Short exercise: The material below holds pictures; leave them out and reproduce exactly the lines from the one with "Write a Python" through the one with "from bokeh.resources import INLINE", inclusive.

Data provided:
begin

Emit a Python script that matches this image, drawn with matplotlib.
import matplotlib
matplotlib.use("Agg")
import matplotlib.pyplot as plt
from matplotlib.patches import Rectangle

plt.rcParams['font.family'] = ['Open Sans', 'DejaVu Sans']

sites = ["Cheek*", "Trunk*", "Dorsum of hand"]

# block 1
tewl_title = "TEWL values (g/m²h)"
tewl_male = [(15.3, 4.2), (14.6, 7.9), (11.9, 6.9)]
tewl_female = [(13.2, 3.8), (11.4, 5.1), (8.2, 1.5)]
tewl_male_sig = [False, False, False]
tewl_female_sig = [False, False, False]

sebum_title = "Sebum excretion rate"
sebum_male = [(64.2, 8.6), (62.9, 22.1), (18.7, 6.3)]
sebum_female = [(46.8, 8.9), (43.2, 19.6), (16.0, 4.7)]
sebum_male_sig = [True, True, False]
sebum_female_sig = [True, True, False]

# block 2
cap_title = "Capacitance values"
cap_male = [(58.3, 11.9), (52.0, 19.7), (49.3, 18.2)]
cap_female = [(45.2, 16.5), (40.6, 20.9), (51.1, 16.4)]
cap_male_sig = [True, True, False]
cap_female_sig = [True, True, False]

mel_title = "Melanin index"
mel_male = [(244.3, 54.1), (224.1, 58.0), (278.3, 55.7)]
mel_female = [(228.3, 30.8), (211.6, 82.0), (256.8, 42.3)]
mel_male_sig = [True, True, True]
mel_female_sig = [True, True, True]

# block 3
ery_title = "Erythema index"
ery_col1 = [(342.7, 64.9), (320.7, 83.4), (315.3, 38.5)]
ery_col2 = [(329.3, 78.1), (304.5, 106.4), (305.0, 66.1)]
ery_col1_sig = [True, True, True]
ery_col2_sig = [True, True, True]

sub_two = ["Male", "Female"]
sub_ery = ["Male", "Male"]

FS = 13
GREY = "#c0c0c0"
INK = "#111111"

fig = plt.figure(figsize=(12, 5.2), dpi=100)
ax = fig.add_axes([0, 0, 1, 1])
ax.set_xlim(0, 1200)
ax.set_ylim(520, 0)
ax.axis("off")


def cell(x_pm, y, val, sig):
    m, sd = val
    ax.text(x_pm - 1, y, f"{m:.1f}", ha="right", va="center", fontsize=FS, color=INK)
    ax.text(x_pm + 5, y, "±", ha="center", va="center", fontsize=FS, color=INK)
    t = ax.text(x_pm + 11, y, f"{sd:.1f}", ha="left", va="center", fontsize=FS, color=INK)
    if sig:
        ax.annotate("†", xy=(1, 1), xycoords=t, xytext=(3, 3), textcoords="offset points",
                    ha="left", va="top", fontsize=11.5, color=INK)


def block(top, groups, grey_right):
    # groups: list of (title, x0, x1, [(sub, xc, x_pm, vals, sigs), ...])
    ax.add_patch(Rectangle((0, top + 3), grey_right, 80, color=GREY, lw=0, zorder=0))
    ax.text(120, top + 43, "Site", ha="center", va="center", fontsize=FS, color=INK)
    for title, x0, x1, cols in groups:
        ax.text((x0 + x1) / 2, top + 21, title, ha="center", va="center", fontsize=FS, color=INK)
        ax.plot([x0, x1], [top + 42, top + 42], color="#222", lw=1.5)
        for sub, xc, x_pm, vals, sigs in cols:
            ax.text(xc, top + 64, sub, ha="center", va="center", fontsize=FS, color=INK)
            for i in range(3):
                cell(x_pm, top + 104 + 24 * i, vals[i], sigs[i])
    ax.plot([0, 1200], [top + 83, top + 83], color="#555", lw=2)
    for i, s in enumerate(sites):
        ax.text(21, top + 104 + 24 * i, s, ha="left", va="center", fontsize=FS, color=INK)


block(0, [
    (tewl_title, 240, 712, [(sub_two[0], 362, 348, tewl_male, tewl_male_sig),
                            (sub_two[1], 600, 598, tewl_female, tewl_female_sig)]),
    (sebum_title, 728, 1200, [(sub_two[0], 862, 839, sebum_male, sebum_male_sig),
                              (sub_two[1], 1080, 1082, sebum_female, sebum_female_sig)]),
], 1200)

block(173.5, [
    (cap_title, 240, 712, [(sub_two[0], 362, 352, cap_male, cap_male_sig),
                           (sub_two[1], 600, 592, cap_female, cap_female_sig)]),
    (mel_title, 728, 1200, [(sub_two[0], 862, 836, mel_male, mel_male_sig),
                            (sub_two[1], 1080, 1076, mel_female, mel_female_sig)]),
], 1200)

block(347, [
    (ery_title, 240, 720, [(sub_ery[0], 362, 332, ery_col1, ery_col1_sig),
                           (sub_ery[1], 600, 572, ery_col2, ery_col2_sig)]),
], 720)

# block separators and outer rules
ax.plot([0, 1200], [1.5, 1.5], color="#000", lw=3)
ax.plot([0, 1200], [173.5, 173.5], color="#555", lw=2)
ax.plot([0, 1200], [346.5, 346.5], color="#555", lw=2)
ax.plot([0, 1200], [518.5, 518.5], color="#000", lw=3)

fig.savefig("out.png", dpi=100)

end
begin

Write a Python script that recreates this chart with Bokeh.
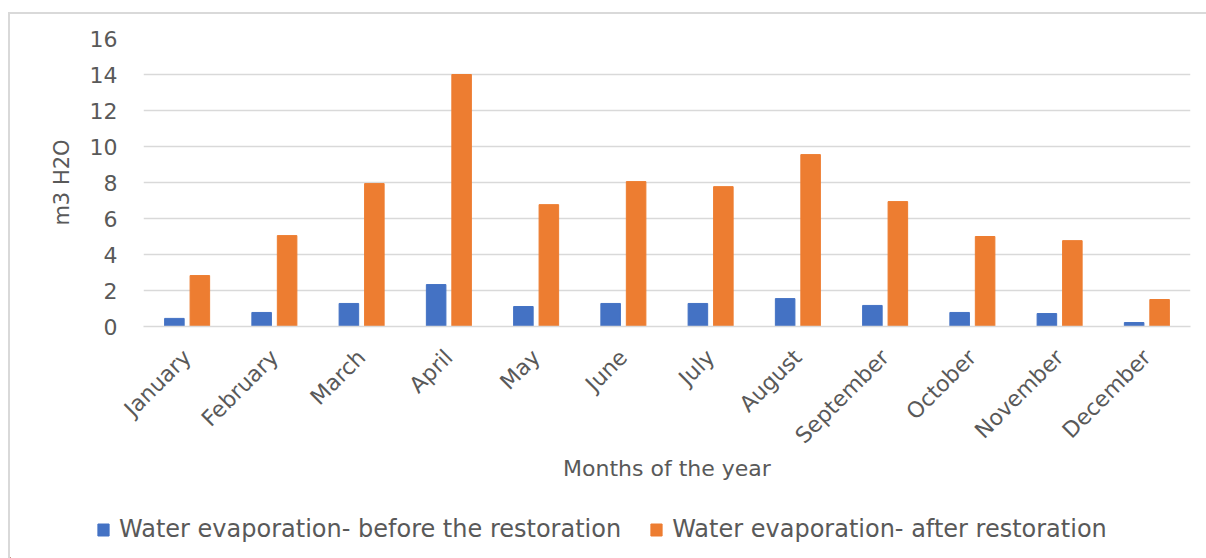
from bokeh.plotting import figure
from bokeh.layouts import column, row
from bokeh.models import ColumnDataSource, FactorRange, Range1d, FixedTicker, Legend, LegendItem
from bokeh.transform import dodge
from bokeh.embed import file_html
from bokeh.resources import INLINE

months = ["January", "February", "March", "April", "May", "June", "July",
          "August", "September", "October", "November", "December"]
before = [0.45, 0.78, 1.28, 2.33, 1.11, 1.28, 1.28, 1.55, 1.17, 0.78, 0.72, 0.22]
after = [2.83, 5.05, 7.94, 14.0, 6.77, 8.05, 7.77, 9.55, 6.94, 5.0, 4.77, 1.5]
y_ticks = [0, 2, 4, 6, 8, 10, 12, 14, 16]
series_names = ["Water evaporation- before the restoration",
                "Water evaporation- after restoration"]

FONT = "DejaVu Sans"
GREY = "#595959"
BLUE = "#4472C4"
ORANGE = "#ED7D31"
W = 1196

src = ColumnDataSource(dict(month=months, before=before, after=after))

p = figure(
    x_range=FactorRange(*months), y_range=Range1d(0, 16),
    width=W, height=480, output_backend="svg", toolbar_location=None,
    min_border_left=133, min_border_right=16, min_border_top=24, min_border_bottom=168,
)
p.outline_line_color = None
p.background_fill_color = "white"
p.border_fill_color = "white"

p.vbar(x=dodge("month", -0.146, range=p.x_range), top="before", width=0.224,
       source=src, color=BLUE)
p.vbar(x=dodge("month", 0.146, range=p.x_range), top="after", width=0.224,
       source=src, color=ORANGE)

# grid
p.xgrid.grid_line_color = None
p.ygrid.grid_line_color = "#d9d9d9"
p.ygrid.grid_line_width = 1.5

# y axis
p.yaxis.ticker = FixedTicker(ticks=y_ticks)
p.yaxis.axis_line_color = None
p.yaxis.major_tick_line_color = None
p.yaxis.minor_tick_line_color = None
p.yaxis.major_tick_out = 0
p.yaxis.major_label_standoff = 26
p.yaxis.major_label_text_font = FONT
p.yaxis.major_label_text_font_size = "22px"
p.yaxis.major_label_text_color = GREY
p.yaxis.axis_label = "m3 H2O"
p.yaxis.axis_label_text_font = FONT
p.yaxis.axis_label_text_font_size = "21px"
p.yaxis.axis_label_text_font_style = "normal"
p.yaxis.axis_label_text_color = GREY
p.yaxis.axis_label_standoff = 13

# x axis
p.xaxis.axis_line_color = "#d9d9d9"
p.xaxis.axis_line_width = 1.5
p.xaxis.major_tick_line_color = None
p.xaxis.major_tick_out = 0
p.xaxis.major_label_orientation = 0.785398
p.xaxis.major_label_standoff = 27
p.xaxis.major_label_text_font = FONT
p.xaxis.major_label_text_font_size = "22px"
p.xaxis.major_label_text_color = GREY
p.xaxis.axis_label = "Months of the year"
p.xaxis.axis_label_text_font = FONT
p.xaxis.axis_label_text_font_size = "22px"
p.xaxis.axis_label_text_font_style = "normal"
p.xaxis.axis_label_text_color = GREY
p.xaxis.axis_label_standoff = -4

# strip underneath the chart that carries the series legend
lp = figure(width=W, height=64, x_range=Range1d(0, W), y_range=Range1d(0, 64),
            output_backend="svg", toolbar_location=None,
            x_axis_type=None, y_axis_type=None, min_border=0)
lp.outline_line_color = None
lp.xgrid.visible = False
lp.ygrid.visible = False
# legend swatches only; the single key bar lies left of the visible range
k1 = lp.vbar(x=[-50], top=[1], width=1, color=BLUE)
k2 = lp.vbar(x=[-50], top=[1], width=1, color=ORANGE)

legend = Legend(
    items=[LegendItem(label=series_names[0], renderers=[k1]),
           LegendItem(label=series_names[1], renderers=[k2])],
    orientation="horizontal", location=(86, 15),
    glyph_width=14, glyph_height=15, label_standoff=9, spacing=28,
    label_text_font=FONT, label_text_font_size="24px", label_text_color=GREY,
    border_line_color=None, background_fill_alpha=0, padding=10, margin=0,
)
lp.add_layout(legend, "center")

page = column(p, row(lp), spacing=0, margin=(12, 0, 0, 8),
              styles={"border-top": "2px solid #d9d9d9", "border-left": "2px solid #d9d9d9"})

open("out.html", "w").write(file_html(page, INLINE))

end

Complete response:
Write a Python script that recreates this chart with Bokeh.
from bokeh.plotting import figure
from bokeh.layouts import column, row
from bokeh.models import ColumnDataSource, FactorRange, Range1d, FixedTicker, Legend, LegendItem
from bokeh.transform import dodge
from bokeh.embed import file_html
from bokeh.resources import INLINE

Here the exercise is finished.